[R-sig-ME] A strange design; impossible to model using mixed models?

Sun Jun 6 15:16:01 CEST 2010

On Sat, Jun 5, 2010 at 8:22 PM, Mike Lawrence <Mike.Lawrence at dal.ca> wrote:
> Hi folks,
>
> This is likely a case of an experimentalist (not me!) failing to
> consult a statistician before applying an experimental design. I have
> data where I'm interested in 3 theoretical variables derived from 2
> manipulated variables, all measured within-Ss:
>
> #set up the design
> a = expand.grid(
>        s = 1:100 #subjects
>        , x = 1:4 #one predictor variable
>        , y = 1:3 #second predictor variable
> )
> a$z = rnorm(nrow(a)) #fake data
>
> #recode predictor variables
> a$v1 = ifelse(a$x==1,-.5,ifelse(a$x==2,.5,NA)) #based on x
> a$v2 = ifelse(a$x==3,-.5,ifelse(a$x==4,.5,NA)) #based on x
> a$v3 = ifelse(a$y==1,-.5,ifelse(a$y==2,.5,NA)) #based on y
>
>
> Now, obviously with such formulation, it's impossible to compute an
> interaction between v1 and v2 because they're non-orthogonal, but it
> is possible to compute the interactions between v1 & v3, and between
> v2 and v3:
>
> fit1 = lmer(
>        z ~ v1 * v3 + ( 1 | s )
>        , data = a
> )
>
> fit2 = lmer(
>        z ~ v2 * v3 + ( 1 | s )
>        , data = a
> )
>
> But I feel like it should be possible to do both above models
> simultaneously (gaining accuracy in the estimation of the main effect
> of v3), as:
>
> fit = lmer(
>        z ~
>                v1 +
>                v2 +
>                v3 +
>                v1:v3 +
>                v2:v3 +
>                ( 1 | s )
>        , data = a
> )
>
> However, I get the error:
> Error in function (fr, FL, start, REML, verbose)  :
>  Number of levels of a grouping factor for the random effects
> must be less than the number of observations
>
> Is it simply impossible to model the three variables simultaneously?
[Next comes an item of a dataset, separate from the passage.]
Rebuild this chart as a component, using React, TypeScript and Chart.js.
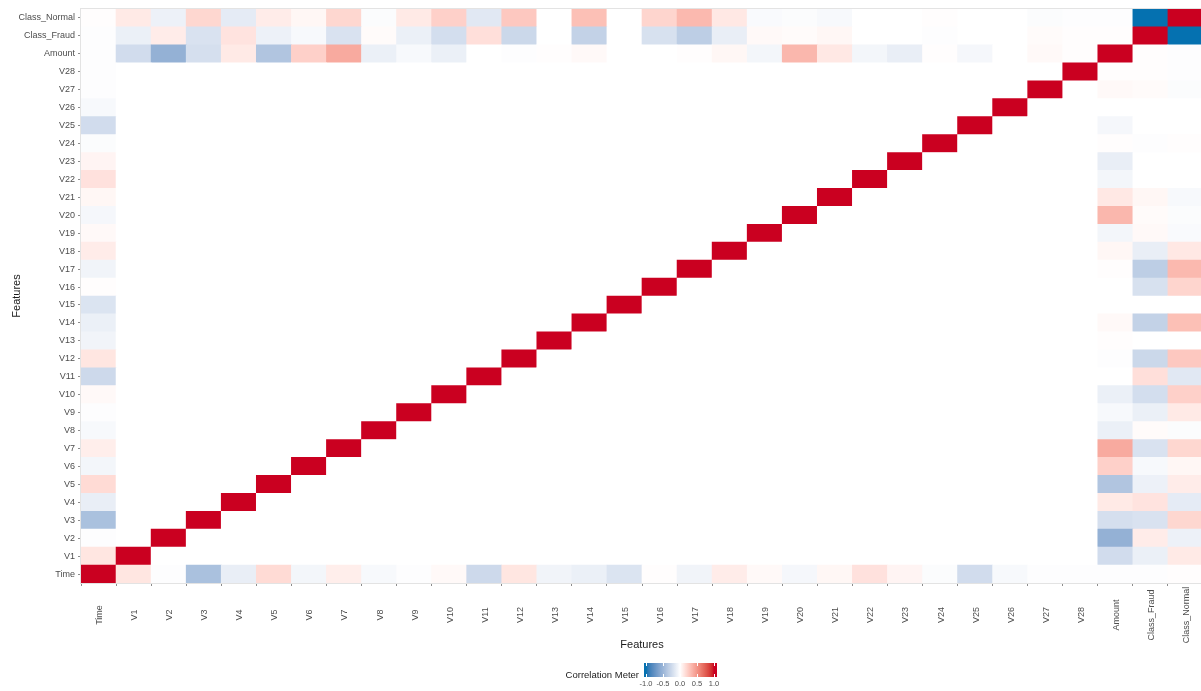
import React, { useEffect, useRef } from 'react';
import { Chart, registerables } from 'chart.js';

Chart.register(...registerables);

const features = [
  'Time', 'V1', 'V2', 'V3', 'V4', 'V5', 'V6', 'V7', 'V8', 'V9', 'V10',
  'V11', 'V12', 'V13', 'V14', 'V15', 'V16', 'V17', 'V18', 'V19', 'V20',
  'V21', 'V22', 'V23', 'V24', 'V25', 'V26', 'V27', 'V28',
  'Amount', 'Class_Fraud', 'Class_Normal',
];

// correlation of each special feature with every feature (in `features` order)
const timeCorr = [
  1, 0.12, -0.01, -0.42, -0.11, 0.17, -0.06, 0.08, -0.04, -0.01, 0.03,
  -0.25, 0.12, -0.07, -0.10, -0.18, 0.01, -0.07, 0.09, 0.03, -0.05,
  0.04, 0.14, 0.05, -0.02, -0.23, -0.04, -0.01, -0.01,
  -0.01, -0.01, 0.01,
];
const amountCorr = [
  -0.01, -0.23, -0.53, -0.21, 0.10, -0.39, 0.22, 0.40, -0.10, -0.04, -0.10,
  0.00, -0.01, 0.01, 0.03, 0.00, 0.00, 0.01, 0.04, -0.06, 0.34,
  0.11, -0.06, -0.11, 0.01, -0.05, 0.00, 0.03, 0.01,
  1, 0.01, -0.01,
];
const fraudCorr = [
  -0.01, -0.10, 0.09, -0.19, 0.13, -0.09, -0.04, -0.19, 0.02, -0.10, -0.22,
  0.15, -0.26, 0.00, -0.30, 0.00, -0.20, -0.33, -0.11, 0.03, 0.02,
  0.04, 0.00, 0.00, -0.01, 0.00, 0.00, 0.02, 0.01,
  0.01, 1, -1,
];
const normalCorr = [
  0.01, 0.10, -0.09, 0.19, -0.13, 0.09, 0.04, 0.19, -0.02, 0.10, 0.22,
  -0.15, 0.26, 0.00, 0.30, 0.00, 0.20, 0.33, 0.11, -0.03, -0.02,
  -0.04, 0.00, 0.00, 0.01, 0.00, 0.00, -0.02, -0.01,
  -0.01, -1, 1,
];
const legendTicks = [-1, -0.5, 0, 0.5, 1];

const specialRows: Record<number, number[]> = {
  0: timeCorr,
  29: amountCorr,
  30: fraudCorr,
  31: normalCorr,
};

function corr(r: number, c: number): number {
  if (specialRows[r]) return specialRows[r][c];
  if (specialRows[c]) return specialRows[c][r];
  return r === c ? 1 : 0;
}

// ---- colour scale (Lab interpolation, like ggplot's gradient2) ----
const LOW = '#0571B0';
const MID = '#FFFFFF';
const HIGH = '#CA0020';

function hexToRgb(h: string): number[] {
  return [parseInt(h.slice(1, 3), 16), parseInt(h.slice(3, 5), 16), parseInt(h.slice(5, 7), 16)];
}
function toLin(c: number) {
  const v = c / 255;
  return v <= 0.04045 ? v / 12.92 : Math.pow((v + 0.055) / 1.055, 2.4);
}
function fromLin(c: number) {
  const v = c <= 0.0031308 ? 12.92 * c : 1.055 * Math.pow(c, 1 / 2.4) - 0.055;
  return Math.round(Math.max(0, Math.min(1, v)) * 255);
}
function rgbToLab(rgb: number[]): number[] {
  const R = toLin(rgb[0]), G = toLin(rgb[1]), B = toLin(rgb[2]);
  const X = (0.4124 * R + 0.3576 * G + 0.1805 * B) / 0.95047;
  const Y = 0.2126 * R + 0.7152 * G + 0.0722 * B;
  const Z = (0.0193 * R + 0.1192 * G + 0.9505 * B) / 1.08883;
  const f = (t: number) => (t > 0.008856 ? Math.cbrt(t) : 7.787 * t + 16 / 116);
  const fx = f(X), fy = f(Y), fz = f(Z);
  return [116 * fy - 16, 500 * (fx - fy), 200 * (fy - fz)];
}
function labToRgb(lab: number[]): number[] {
  const fy = (lab[0] + 16) / 116;
  const fx = fy + lab[1] / 500;
  const fz = fy - lab[2] / 200;
  const inv = (t: number) => (t * t * t > 0.008856 ? t * t * t : (t - 16 / 116) / 7.787);
  const X = 0.95047 * inv(fx), Y = inv(fy), Z = 1.08883 * inv(fz);
  const R = 3.2406 * X - 1.5372 * Y - 0.4986 * Z;
  const G = -0.9689 * X + 1.8758 * Y + 0.0415 * Z;
  const B = 0.0557 * X - 0.204 * Y + 1.057 * Z;
  return [fromLin(R), fromLin(G), fromLin(B)];
}
const lowLab = rgbToLab(hexToRgb(LOW));
const midLab = rgbToLab(hexToRgb(MID));
const highLab = rgbToLab(hexToRgb(HIGH));

function fillFor(v: number): string {
  const t = Math.min(1, Math.abs(v));
  const end = v < 0 ? lowLab : highLab;
  const lab = [0, 1, 2].map((k) => midLab[k] + (end[k] - midLab[k]) * t);
  const rgb = labToRgb(lab);
  return `rgb(${rgb[0]},${rgb[1]},${rgb[2]})`;
}

const FONT = '"Liberation Sans", Arial, sans-serif';
const TEXT_GREY = '#4D4D4D';

const xLabelPlugin = {
  id: 'xLabels',
  afterDraw(chart: any) {
    const s = chart.scales.x;
    const ctx = chart.ctx;
    ctx.save();
    ctx.font = `9px ${FONT}`;
    ctx.fillStyle = TEXT_GREY;
    ctx.textAlign = 'center';
    ctx.textBaseline = 'middle';
    s.ticks.forEach((_t: any, i: number) => {
      const x = s.getPixelForTick(i);
      ctx.save();
      ctx.translate(x + 1, chart.chartArea.bottom + 32);
      ctx.rotate(-Math.PI / 2);
      ctx.fillText(features[i], 0, 0);
      ctx.restore();
    });
    ctx.restore();
  },
};

const borderPlugin = {
  id: 'panelBorder',
  beforeDatasetsDraw(chart: any) {
    const { left, top, right, bottom } = chart.chartArea;
    const ctx = chart.ctx;
    ctx.save();
    ctx.strokeStyle = '#E3E3E3';
    ctx.lineWidth = 1;
    ctx.strokeRect(left - 0.5, top - 0.5, right - left + 1, bottom - top + 1);
    ctx.restore();
  },
};

const W = 1204;
const H = 691;

export default function App() {
  const ref = useRef<HTMLCanvasElement | null>(null);

  useEffect(() => {
    if (!ref.current) return;
    const datasets = features.map((_, r) => ({
      label: features[r],
      data: features.map(() => [r - 0.5, r + 0.5]),
      backgroundColor: features.map((_c, c) => fillFor(corr(r, c))),
      borderWidth: 0,
      barPercentage: 1,
      categoryPercentage: 1,
      grouped: false,
    }));

    const chart = new Chart(ref.current, {
      type: 'bar',
      data: { labels: features, datasets: datasets as any },
      options: {
        animation: false,
        responsive: false,
        maintainAspectRatio: false,
        layout: { padding: { top: 9, right: 1, left: 0, bottom: 36 } },
        plugins: {
          legend: { display: false },
          tooltip: { enabled: false },
        },
        scales: {
          x: {
            type: 'category',
            offset: true,
            grid: {
              display: true,
              drawOnChartArea: false,
              drawTicks: true,
              tickLength: 3,
              color: '#8C8C8C',
            },
            border: { display: false },
            ticks: { display: false, autoSkip: false },
            title: {
              display: true,
              text: 'Features',
              color: '#1A1A1A',
              font: { size: 11, family: FONT },
              padding: { top: 0, bottom: 3 },
            },
            afterFit: (s: any) => {
              s.height = 72;
            },
          },
          y: {
            type: 'linear',
            min: -0.5,
            max: 31.5,
            afterBuildTicks: (s: any) => {
              s.ticks = features.map((_f, i) => ({ value: i }));
            },
            grid: {
              display: true,
              drawOnChartArea: false,
              drawTicks: true,
              tickLength: 3,
              color: '#8C8C8C',
            },
            border: { display: false },
            ticks: {
              autoSkip: false,
              padding: 3,
              color: TEXT_GREY,
              font: { size: 9, family: FONT },
              callback: (v: any) => features[Number(v)] ?? '',
            },
            title: {
              display: true,
              text: 'Features',
              color: '#1A1A1A',
              font: { size: 11, family: FONT },
              padding: { top: 10, bottom: 0 },
            },
            afterFit: (s: any) => {
              s.width = 81;
            },
          },
        },
      },
      plugins: [xLabelPlugin, borderPlugin],
    });
    return () => chart.destroy();
  }, []);

  // legend colour bar
  const barLeft = 644;
  const barWidth = 73;
  const tickStart = 646;
  const tickSpan = 68;
  const stops: string[] = [];
  for (let k = 0; k <= 40; k++) {
    const v = -1 + k * 0.05;
    const px = tickStart + ((v + 1) / 2) * tickSpan - barLeft;
    stops.push(`${fillFor(v)} ${((px / barWidth) * 100).toFixed(2)}%`);
  }
  const gradient = `linear-gradient(to right, ${fillFor(-1)} 0%, ${stops.join(', ')}, ${fillFor(1)} 100%)`;

  return (
    <div
      style={{
        position: 'fixed',
        left: 0,
        top: 0,
        width: 1201,
        height: H,
        overflow: 'hidden',
        background: '#FFFFFF',
      }}
    >
      <canvas ref={ref} width={W} height={H} style={{ width: W, height: H, display: 'block' }} />
      <div
        style={{
          position: 'absolute',
          right: 1201 - 639,
          top: 669,
          font: `9.5px ${FONT}`,
          color: '#1A1A1A',
          whiteSpace: 'nowrap',
          textAlign: 'right',
        }}
      >
        Correlation Meter
      </div>
      <div
        style={{
          position: 'absolute',
          left: barLeft,
          top: 663,
          width: barWidth,
          height: 14,
          background: gradient,
        }}
      >
        {legendTicks.map((t) => {
          const px = tickStart + ((t + 1) / 2) * tickSpan - barLeft;
          return (
            <React.Fragment key={`m${t}`}>
              <div style={{ position: 'absolute', left: px - 0.5, top: 0, width: 1, height: 3, background: '#FFFFFF' }} />
              <div style={{ position: 'absolute', left: px - 0.5, bottom: 0, width: 1, height: 3, background: '#FFFFFF' }} />
            </React.Fragment>
          );
        })}
      </div>
      {legendTicks.map((t) => {
        const px = tickStart + ((t + 1) / 2) * tickSpan;
        return (
          <div
            key={`l${t}`}
            style={{
              position: 'absolute',
              left: px,
              top: 679,
              transform: 'translateX(-50%)',
              font: `7.5px ${FONT}`,
              color: TEXT_GREY,
              whiteSpace: 'nowrap',
            }}
          >
            {t.toFixed(1)}
          </div>
        );
      })}
    </div>
  );
}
The way you have specified those variables, yes.
> str(a)
'data.frame':	1200 obs. of  7 variables:
 $ s : int  1 2 3 4 5 6 7 8 9 10 ...
 $ x : int  1 1 1 1 1 1 1 1 1 1 ...
 $ y : int  1 1 1 1 1 1 1 1 1 1 ...
 $ z : num  1.629 1.684 0.115 0.723 -0.415 ...
 $ v1: num  -0.5 -0.5 -0.5 -0.5 -0.5 -0.5 -0.5 -0.5 -0.5 -0.5 ...
 $ v2: num  NA NA NA NA NA NA NA NA NA NA ...
 $ v3: num  -0.5 -0.5 -0.5 -0.5 -0.5 -0.5 -0.5 -0.5 -0.5 -0.5 ...
 - attr(*, "out.attrs")=List of 2
  ..$ dim     : Named int  100 4 3
  .. ..- attr(*, "names")= chr  "s" "x" "y"
  ..$ dimnames:List of 3
  .. ..$ s: chr  "s=  1" "s=  2" "s=  3" "s=  4" ...
  .. ..$ x: chr  "x=1" "x=2" "x=3" "x=4"
  .. ..$ y: chr  "y=1" "y=2" "y=3"

> str(model.matrix(~ v1 + v2, a))
 num[0 , 1:3]
 - attr(*, "dimnames")=List of 2
  ..$ : NULL
  ..$ : chr [1:3] "(Intercept)" "v1" "v2"
 - attr(*, "assign")= int [1:3] 0 1 2

If you include both v1 and v2 in the model there are 0 observations
without missing data in one of the covariates.